_Source data_:
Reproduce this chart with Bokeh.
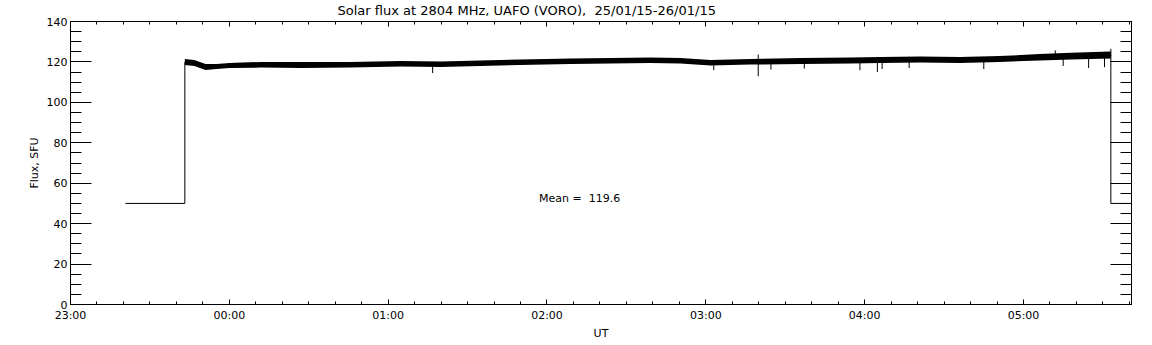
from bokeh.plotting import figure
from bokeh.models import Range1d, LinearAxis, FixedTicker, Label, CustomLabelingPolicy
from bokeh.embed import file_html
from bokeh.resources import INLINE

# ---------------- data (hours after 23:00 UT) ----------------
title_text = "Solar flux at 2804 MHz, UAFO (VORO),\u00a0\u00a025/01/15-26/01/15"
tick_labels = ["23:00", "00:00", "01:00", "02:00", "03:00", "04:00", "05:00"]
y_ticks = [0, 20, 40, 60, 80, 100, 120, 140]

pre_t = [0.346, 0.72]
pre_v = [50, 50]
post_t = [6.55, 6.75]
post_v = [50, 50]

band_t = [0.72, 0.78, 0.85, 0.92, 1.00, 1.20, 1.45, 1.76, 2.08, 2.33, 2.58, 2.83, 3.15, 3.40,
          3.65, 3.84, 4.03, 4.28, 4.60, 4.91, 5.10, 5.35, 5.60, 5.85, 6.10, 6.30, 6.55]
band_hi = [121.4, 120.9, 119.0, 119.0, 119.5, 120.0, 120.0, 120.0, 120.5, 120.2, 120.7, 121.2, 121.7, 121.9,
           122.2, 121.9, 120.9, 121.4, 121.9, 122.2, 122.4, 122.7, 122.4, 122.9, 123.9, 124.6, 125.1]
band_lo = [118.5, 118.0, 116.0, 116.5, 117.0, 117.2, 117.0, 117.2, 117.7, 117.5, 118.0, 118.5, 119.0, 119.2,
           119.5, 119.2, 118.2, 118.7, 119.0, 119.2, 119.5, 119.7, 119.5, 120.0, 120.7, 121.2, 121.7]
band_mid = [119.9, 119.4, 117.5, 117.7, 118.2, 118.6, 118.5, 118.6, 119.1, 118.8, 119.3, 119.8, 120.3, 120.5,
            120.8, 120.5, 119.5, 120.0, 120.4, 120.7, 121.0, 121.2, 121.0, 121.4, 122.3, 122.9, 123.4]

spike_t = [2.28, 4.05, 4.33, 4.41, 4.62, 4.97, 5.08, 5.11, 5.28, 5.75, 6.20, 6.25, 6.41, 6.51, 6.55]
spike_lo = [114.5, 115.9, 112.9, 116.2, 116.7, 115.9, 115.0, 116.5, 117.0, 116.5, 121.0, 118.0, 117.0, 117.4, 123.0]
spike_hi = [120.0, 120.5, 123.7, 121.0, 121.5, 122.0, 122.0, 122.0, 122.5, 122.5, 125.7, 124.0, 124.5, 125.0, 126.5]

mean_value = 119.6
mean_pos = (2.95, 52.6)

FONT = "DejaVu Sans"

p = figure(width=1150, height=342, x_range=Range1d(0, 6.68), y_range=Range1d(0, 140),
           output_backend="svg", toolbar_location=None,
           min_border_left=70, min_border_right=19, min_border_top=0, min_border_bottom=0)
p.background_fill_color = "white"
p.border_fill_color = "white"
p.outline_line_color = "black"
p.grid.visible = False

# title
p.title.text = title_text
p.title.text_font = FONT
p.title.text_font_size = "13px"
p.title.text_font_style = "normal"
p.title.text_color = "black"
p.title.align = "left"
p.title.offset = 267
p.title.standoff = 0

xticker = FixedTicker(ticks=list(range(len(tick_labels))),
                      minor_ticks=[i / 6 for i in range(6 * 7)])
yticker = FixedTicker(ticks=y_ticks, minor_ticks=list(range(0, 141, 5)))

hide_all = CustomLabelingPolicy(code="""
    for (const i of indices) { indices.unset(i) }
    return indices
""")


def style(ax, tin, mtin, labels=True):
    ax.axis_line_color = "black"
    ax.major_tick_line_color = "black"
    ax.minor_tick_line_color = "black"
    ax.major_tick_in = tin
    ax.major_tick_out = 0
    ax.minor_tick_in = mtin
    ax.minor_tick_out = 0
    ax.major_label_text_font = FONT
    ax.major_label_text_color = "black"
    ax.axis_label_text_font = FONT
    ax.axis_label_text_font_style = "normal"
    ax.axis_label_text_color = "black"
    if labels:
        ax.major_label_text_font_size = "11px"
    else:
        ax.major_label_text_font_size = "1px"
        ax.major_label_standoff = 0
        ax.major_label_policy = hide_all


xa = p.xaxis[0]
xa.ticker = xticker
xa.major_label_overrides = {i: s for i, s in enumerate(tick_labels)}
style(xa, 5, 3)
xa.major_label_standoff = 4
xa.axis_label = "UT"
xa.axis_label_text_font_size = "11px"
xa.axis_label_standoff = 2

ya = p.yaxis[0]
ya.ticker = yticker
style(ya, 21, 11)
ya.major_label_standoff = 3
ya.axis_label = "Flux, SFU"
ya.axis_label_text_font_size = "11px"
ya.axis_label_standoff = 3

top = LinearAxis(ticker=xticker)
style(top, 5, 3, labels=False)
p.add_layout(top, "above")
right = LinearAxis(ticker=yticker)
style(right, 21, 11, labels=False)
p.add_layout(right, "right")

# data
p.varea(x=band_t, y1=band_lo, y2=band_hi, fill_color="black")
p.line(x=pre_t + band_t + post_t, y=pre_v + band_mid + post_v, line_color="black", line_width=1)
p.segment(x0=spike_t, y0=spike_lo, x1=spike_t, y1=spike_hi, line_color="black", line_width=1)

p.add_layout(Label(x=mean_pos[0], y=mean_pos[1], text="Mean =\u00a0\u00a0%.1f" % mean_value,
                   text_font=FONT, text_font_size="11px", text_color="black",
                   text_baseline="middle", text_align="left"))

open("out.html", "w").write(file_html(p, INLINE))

_What you will do_:
Your task is to restate word for word the lines from the top of the data to the line containing "from bokeh.resources import INLINE", both ends included, with every picture left out.

_Output of the exercise_:
Reproduce this chart with Bokeh.
from bokeh.plotting import figure
from bokeh.models import Range1d, LinearAxis, FixedTicker, Label, CustomLabelingPolicy
from bokeh.embed import file_html
from bokeh.resources import INLINE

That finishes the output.